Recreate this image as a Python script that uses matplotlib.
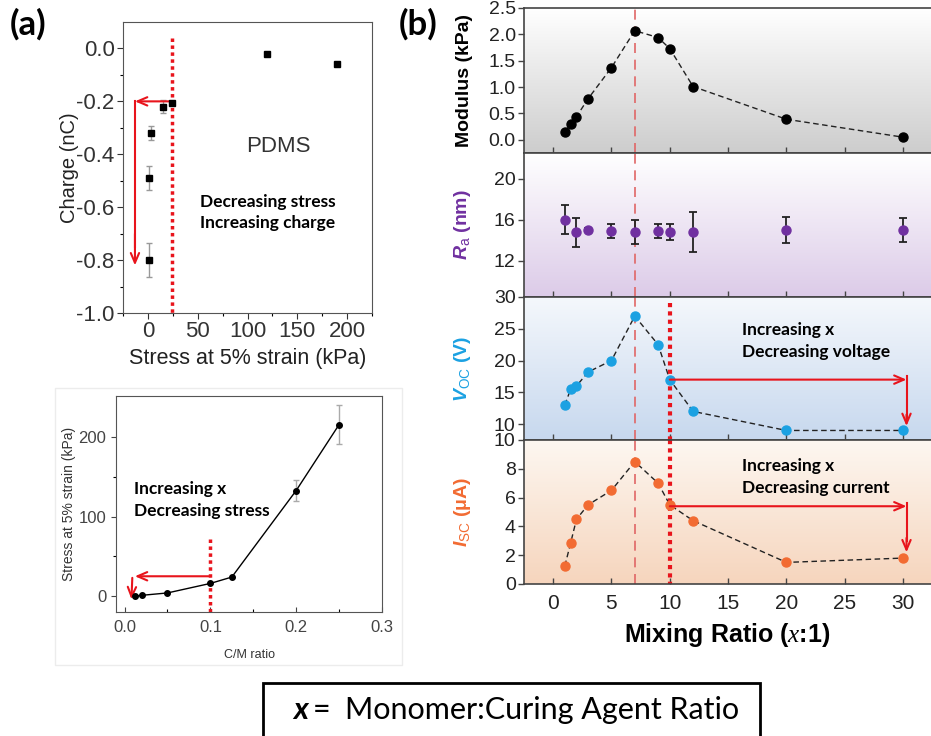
import numpy as np
import matplotlib
matplotlib.use("Agg")
import matplotlib.pyplot as plt
from matplotlib.colors import LinearSegmentedColormap
from matplotlib.patches import Rectangle

plt.rcParams['font.family'] = ['Liberation Sans', 'DejaVu Sans']
plt.rcParams['mathtext.fontset'] = 'custom'
plt.rcParams['mathtext.it'] = 'Liberation Sans:italic:bold'
plt.rcParams['mathtext.rm'] = 'Liberation Sans'
plt.rcParams['mathtext.sf'] = 'Liberation Serif:italic'

# ---- data: panel (a) top, charge vs stress
stress_a = [120, 190, 24, 15, 3, 1, 1]
charge = [-0.02, -0.06, -0.205, -0.22, -0.32, -0.49, -0.80]
charge_err = [0, 0, 0, 0.025, 0.025, 0.045, 0.065]

# ---- panel (a) bottom, stress vs C/M ratio
cm_ratio = [0.0125, 0.02, 0.05, 0.1, 0.125, 0.2, 0.25]
stress_cm = [0, 1, 4, 16, 24, 133, 216]
stress_err = [0, 0, 0, 0, 0, 13, 25]

# ---- panel (b), vs mixing ratio
mix = [1, 1.5, 2, 3, 5, 7, 9, 10, 12, 20, 30]
modulus = [0.15, 0.3, 0.44, 0.78, 1.37, 2.07, 1.94, 1.73, 1.01, 0.39, 0.05]
mix_ra = [1, 2, 3, 5, 7, 9, 10, 12, 20, 30]
ra = [16.0, 14.8, 15.0, 14.9, 14.8, 14.9, 14.8, 14.8, 15.0, 15.0]
ra_err = [1.4, 1.4, 0.2, 0.7, 1.15, 0.7, 0.8, 1.95, 1.25, 1.2]
voc = [13.0, 15.5, 16.0, 18.2, 20.0, 27.0, 22.5, 17.0, 12.0, 9.0, 9.0]
isc = [1.25, 2.85, 4.5, 5.5, 6.5, 8.5, 7.0, 5.5, 4.4, 1.5, 1.8]

RED = '#e8141c'
PURPLE = '#7030a0'
BLUE = '#1ba1e2'
ORANGE = '#f26b32'
ANN_FONT = ['Lato', 'DejaVu Sans']

W, H = 931, 736
fig = plt.figure(figsize=(W / 100, H / 100), dpi=100)


def box(l, t, r, b):
    return [l / W, 1 - b / H, (r - l) / W, (b - t) / H]


def arrow(ax, start, end, lw=1.5):
    ax.annotate('', xy=end, xytext=start,
                arrowprops=dict(arrowstyle='->,head_length=0.7,head_width=0.3',
                                color=RED, lw=lw, shrinkA=0, shrinkB=0))


def gradient(ax, top, bottom):
    c = np.linspace(0, 1, 256)[:, None]
    cmap = LinearSegmentedColormap.from_list('g', [top, bottom])
    ax.imshow(c, aspect='auto', cmap=cmap, extent=[0, 1, 0, 1],
              transform=ax.transAxes, zorder=0)


# ================= (a) top =================
ax = fig.add_axes(box(123, 22, 372, 313))
ax.errorbar(stress_a, charge, yerr=charge_err, fmt='s', color='black', ms=5,
            ecolor='#999999', elinewidth=1, capsize=2.5, zorder=3)
ax.set_xlim(-25, 225)
ax.set_ylim(-1.0, 0.1)
ax.set_xticks([0, 50, 100, 150, 200])
ax.set_xticks(np.arange(-25, 226, 25), minor=True)
ax.set_yticks(np.arange(-1.0, 0.01, 0.2))
ax.set_yticks(np.arange(-1.0, 0.1, 0.1), minor=True)
ax.set_yticklabels(['-1.0', '-0.8', '-0.6', '-0.4', '-0.2', '0.0'])
ax.tick_params(labelsize=16, colors='#333333', length=4, width=0.8, pad=2)
ax.tick_params(which='minor', length=2.5, width=0.8)
for s in ax.spines.values():
    s.set_color('#555555')
ax.set_xlabel('Stress at 5% strain (kPa)', fontsize=15.5, color='#222222', labelpad=4)
ax.set_ylabel('Charge (nC)', fontsize=14.5, color='#222222', labelpad=-2)
ax.plot([24, 24], [0.04, -1.0], color=RED, lw=2.5, ls=(0, (1, 1)), zorder=2, clip_on=False)
arrow(ax, (24, -0.2), (-13, -0.2))
ax.plot([-13, -13], [-0.2, -0.75], color=RED, lw=1.5)
arrow(ax, (-13, -0.7), (-13, -0.82))
ax.text(131, -0.37, 'PDMS', fontsize=16, color='#333333', ha='center', va='center')
ax.text(52, -0.62, 'Decreasing stress\nIncreasing charge', fontsize=12.5, fontweight='bold',
        family=ANN_FONT, ha='left', va='center', linespacing=1.45)

# ================= (a) bottom =================
fig.patches.append(Rectangle((55 / W, 1 - 665 / H), 347 / W, 277 / H, transform=fig.transFigure,
                             fill=False, edgecolor='#ececec', lw=1))
ax = fig.add_axes(box(116, 396, 382, 612))
ax.errorbar(cm_ratio, stress_cm, yerr=stress_err, fmt='o-', color='black', ms=4,
            lw=1, ecolor='#aaaaaa', elinewidth=1, capsize=2.5, zorder=3)
ax.set_xlim(-0.01, 0.3)
ax.set_ylim(-20, 252)
ax.set_xticks([0.0, 0.1, 0.2, 0.3])
ax.set_xticks(np.arange(0, 0.31, 0.05), minor=True)
ax.set_yticks([0, 100, 200])
ax.set_yticks([50, 150], minor=True)
ax.tick_params(labelsize=12, colors='#444444', length=3.5, width=0.8)
ax.tick_params(axis='x', direction='in', pad=6)
ax.tick_params(which='minor', length=2, width=0.8)
ax.tick_params(axis='x', which='minor', direction='in')
for s in ax.spines.values():
    s.set_color('#555555')
ax.set_xlabel('C/M ratio', fontsize=9, color='#333333', labelpad=10)
ax.set_ylabel('Stress at 5% strain (kPa)', fontsize=10, color='#333333', labelpad=2)
ax.plot([0.1, 0.1], [72, -20], color=RED, lw=2.5, ls=(0, (1, 1)), zorder=2)
arrow(ax, (0.1, 25), (0.012, 25))
arrow(ax, (0.009, 23), (0.008, -4))
ax.text(0.0105, 121, 'Increasing x\nDecreasing stress', fontsize=12.5, fontweight='bold',
        family=ANN_FONT, ha='left', va='center', linespacing=1.45)

# ================= (b) stacked =================
XL = (-2.5, 32.4)
rows = [(8, 153), (153, 297), (297, 440), (440, 584)]
bgs = [('#ffffff', '#cdcdcd'), ('#ffffff', '#dccbe8'),
       ('#f5f8fc', '#c7d8ee'), ('#fdf7f1', '#f6d5bd')]
axes_b = []
for (t, b), (c1, c2) in zip(rows, bgs):
    axb = fig.add_axes(box(524, t, 931, b))
    gradient(axb, c1, c2)
    axb.set_xlim(*XL)
    axb.set_xticks(np.arange(0, 31, 5))
    axb.tick_params(axis='x', direction='in', length=4, width=1, color='#444444')
    axb.tick_params(axis='y', direction='out', length=4, width=1, color='#444444',
                    labelsize=14, labelcolor='#222222', pad=2)
    axb.tick_params(axis='x', labelbottom=False)
    axb.spines['right'].set_visible(False)
    for s in axb.spines.values():
        s.set_color('#444444')
        s.set_linewidth(1.2)
    axb.axvline(7, color='#e06666', lw=1.2, ls=(0, (6, 4)), zorder=1)
    axes_b.append(axb)

a1, a2, a3, a4 = axes_b
dash = (0, (4, 2.5))

a1.plot(mix, modulus, color='#222222', lw=1, ls=dash, zorder=2)
a1.plot(mix, modulus, 'o', color='black', ms=6.5, zorder=3)
a1.set_ylim(-0.25, 2.5)
a1.set_yticks(np.arange(0, 2.51, 0.5))
a1.set_yticklabels(['0.0', '0.5', '1.0', '1.5', '2.0', '2.5'])
a1.set_ylabel('Modulus (kPa)', fontsize=14, fontweight='bold')

a2.errorbar(mix_ra, ra, yerr=ra_err, fmt='o', color=PURPLE, ms=6.5, ecolor='#222222',
            elinewidth=1.3, capsize=3, capthick=1.3, zorder=3)
a2.set_ylim(8.5, 22.5)
a2.set_yticks([12, 16, 20])
a2.set_ylabel(r'$R_\mathrm{a}$ (nm)', fontsize=14, fontweight='bold', color=PURPLE)

a3.plot(mix, voc, color='#222222', lw=1, ls=dash, zorder=2)
a3.plot(mix, voc, 'o', color=BLUE, ms=6.5, zorder=3)
a3.set_ylim(7.5, 30)
a3.set_yticks([10, 15, 20, 25, 30])
a3.set_ylabel(r'$V_\mathrm{OC}$ (V)', fontsize=14, fontweight='bold', color=BLUE)
a3.plot([10, 10], [29, 7.5], color=RED, lw=3, ls=(0, (1, 1)), zorder=2)
arrow(a3, (10, 17), (30.3, 17))
a3.plot([30.3, 30.3], [17.5, 11], color=RED, lw=1.5)
arrow(a3, (30.3, 11.5), (30.3, 9.7))
a3.text(16.2, 23.1, 'Increasing x\nDecreasing voltage', fontsize=12.5, fontweight='bold',
        family=ANN_FONT, ha='left', va='center', linespacing=1.45)

a4.plot(mix, isc, color='#222222', lw=1, ls=dash, zorder=2)
a4.plot(mix, isc, 'o', color=ORANGE, ms=6.5, zorder=3)
a4.set_ylim(0, 10)
a4.set_yticks([0, 2, 4, 6, 8, 10])
a4.set_ylabel('$I_\\mathrm{SC}$ (\u03bcA)', fontsize=14, fontweight='bold', color=ORANGE)
a4.plot([10, 10], [10, 0], color=RED, lw=3, ls=(0, (1, 1)), zorder=2)
arrow(a4, (10, 5.4), (30.3, 5.4))
a4.plot([30.3, 30.3], [5.6, 3], color=RED, lw=1.5)
arrow(a4, (30.3, 3.2), (30.3, 2.2))
a4.text(16.2, 7.45, 'Increasing x\nDecreasing current', fontsize=12.5, fontweight='bold',
        family=ANN_FONT, ha='left', va='center', linespacing=1.45)
a4.tick_params(axis='x', labelbottom=True, labelsize=15, labelcolor='#222222', pad=7)
a4.set_xlabel(r'Mixing Ratio ($\mathsf{x}$:1)', fontsize=18, fontweight='bold', labelpad=6)

for axb in axes_b:
    axb.yaxis.set_label_coords(-0.125, 0.5)

# ---- panel labels and footer box
fig.text(10 / W, 1 - 24 / H, '(a)', fontsize=25, fontweight='bold', family=ANN_FONT, va='center')
fig.text(399 / W, 1 - 24 / H, '(b)', fontsize=25, fontweight='bold', family=ANN_FONT, va='center')
fig.patches.append(Rectangle((263 / W, -0.01), 497 / W, (736 - 683) / H + 0.01,
                             transform=fig.transFigure, fill=False, edgecolor='black', lw=2))
fig.text(308 / W, 1 - 710 / H, 'x', fontsize=22, fontweight='bold', style='italic',
         family=ANN_FONT, ha='right', va='center')
fig.text(313 / W, 1 - 710 / H, '=', fontsize=22, family=ANN_FONT, ha='left', va='center')
fig.text(345 / W, 1 - 710 / H, 'Monomer:Curing Agent Ratio', fontsize=22,
         family=ANN_FONT, ha='left', va='center')

fig.savefig('out.png', dpi=100)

────

What the exercise asks:
Skip every picture and return the lines above from the top through the one that contains "charge_err = [0, 0, 0, 0.025, 0.025, 0.045, 0.065]".

Output below:
Recreate this image as a Python script that uses matplotlib.
import numpy as np
import matplotlib
matplotlib.use("Agg")
import matplotlib.pyplot as plt
from matplotlib.colors import LinearSegmentedColormap
from matplotlib.patches import Rectangle

plt.rcParams['font.family'] = ['Liberation Sans', 'DejaVu Sans']
plt.rcParams['mathtext.fontset'] = 'custom'
plt.rcParams['mathtext.it'] = 'Liberation Sans:italic:bold'
plt.rcParams['mathtext.rm'] = 'Liberation Sans'
plt.rcParams['mathtext.sf'] = 'Liberation Serif:italic'

# ---- data: panel (a) top, charge vs stress
stress_a = [120, 190, 24, 15, 3, 1, 1]
charge = [-0.02, -0.06, -0.205, -0.22, -0.32, -0.49, -0.80]
charge_err = [0, 0, 0, 0.025, 0.025, 0.045, 0.065]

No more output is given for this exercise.